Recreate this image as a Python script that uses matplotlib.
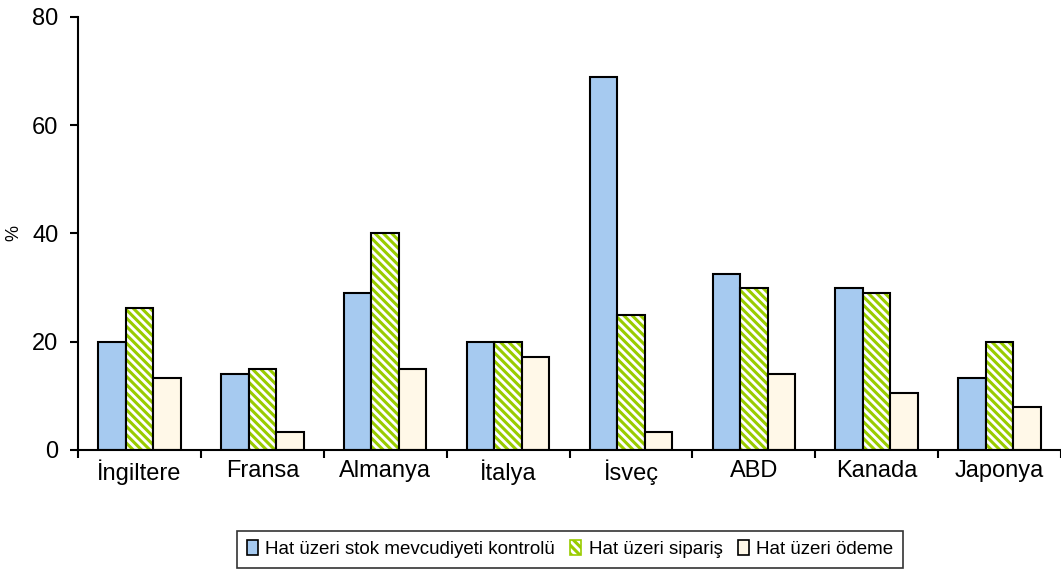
import numpy as np
import matplotlib
matplotlib.use("Agg")
import matplotlib.pyplot as plt
from matplotlib.patches import Patch

countries = ["İngiltere", "Fransa", "Almanya", "İtalya", "İsveç", "ABD", "Kanada", "Japonya"]
stock_check = [20, 14, 29, 20, 69, 32.5, 30, 13.3]
online_order = [26.2, 15, 40, 20, 25, 30, 29, 20]
online_payment = [13.3, 3.3, 15, 17.2, 3.3, 14, 10.5, 8]
series_labels = ["Hat üzeri stok mevcudiyeti kontrolü", "Hat üzeri sipariş", "Hat üzeri ödeme"]

plt.rcParams["font.family"] = ["Liberation Sans", "DejaVu Sans"]

BLUE = "#A6CAF0"
GREEN = "#99CC00"
CREAM = "#FFF8E8"

fig = plt.figure(figsize=(10.61, 5.78), dpi=100)
ax = fig.add_axes([78 / 1061, 128 / 578, 983 / 1061, 433 / 578])

x = np.arange(len(countries))
w = 0.224

ax.bar(x - w, stock_check, w, color=BLUE, edgecolor="black", linewidth=1.5)
# hatched bars: green stripes first, then a black outline on top
plt.rcParams["hatch.linewidth"] = 2.2
ax.bar(x, online_order, w, color="white", edgecolor=GREEN, hatch="\\\\\\\\", linewidth=0)
ax.bar(x, online_order, w, fill=False, edgecolor="black", linewidth=1.5)
ax.bar(x + w, online_payment, w, color=CREAM, edgecolor="black", linewidth=1.5)

ax.set_xlim(-0.5, len(countries) - 0.5)
ax.set_ylim(0, 80)
ax.set_yticks([0, 20, 40, 60, 80])
ax.set_xticks(x)
ax.set_xticklabels(countries)
ax.set_xticks(np.arange(len(countries) + 1) - 0.5, minor=True)
ax.tick_params(axis="x", which="major", length=0, labelsize=17, pad=7)
ax.tick_params(axis="x", which="minor", length=6, width=1.5, direction="out")
ax.tick_params(axis="y", length=6, width=1.5, direction="out", labelsize=17, pad=8)

for side in ("top", "right"):
    ax.spines[side].set_visible(False)
for side in ("left", "bottom"):
    ax.spines[side].set_linewidth(1.5)

fig.text(14 / 1061, 1 - 233 / 578, "%", fontsize=13, rotation=90, ha="center", va="center")

handles = [
    Patch(facecolor=BLUE, edgecolor="black", linewidth=1.2),
    Patch(facecolor="white", edgecolor=GREEN, hatch="\\\\\\\\", linewidth=1.2),
    Patch(facecolor=CREAM, edgecolor="black", linewidth=1.2),
]
leg = fig.legend(handles, series_labels, loc="center", bbox_to_anchor=(570 / 1061, 1 - 549 / 578),
                 ncol=3, fontsize=13.5, frameon=True, fancybox=False, edgecolor="black",
                 handlelength=0.6, handleheight=0.9, handletextpad=0.4, columnspacing=0.8,
                 borderpad=0.5)
leg.get_frame().set_linewidth(1.2)

fig.savefig("out.png", dpi=100)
# # # # #
* **What to work on**:
Write out, word for word, the lines from the start of the data through the one holding "from matplotlib.patches import Patch". Omit pictures.

* **The solution**:
Recreate this image as a Python script that uses matplotlib.
import numpy as np
import matplotlib
matplotlib.use("Agg")
import matplotlib.pyplot as plt
from matplotlib.patches import Patch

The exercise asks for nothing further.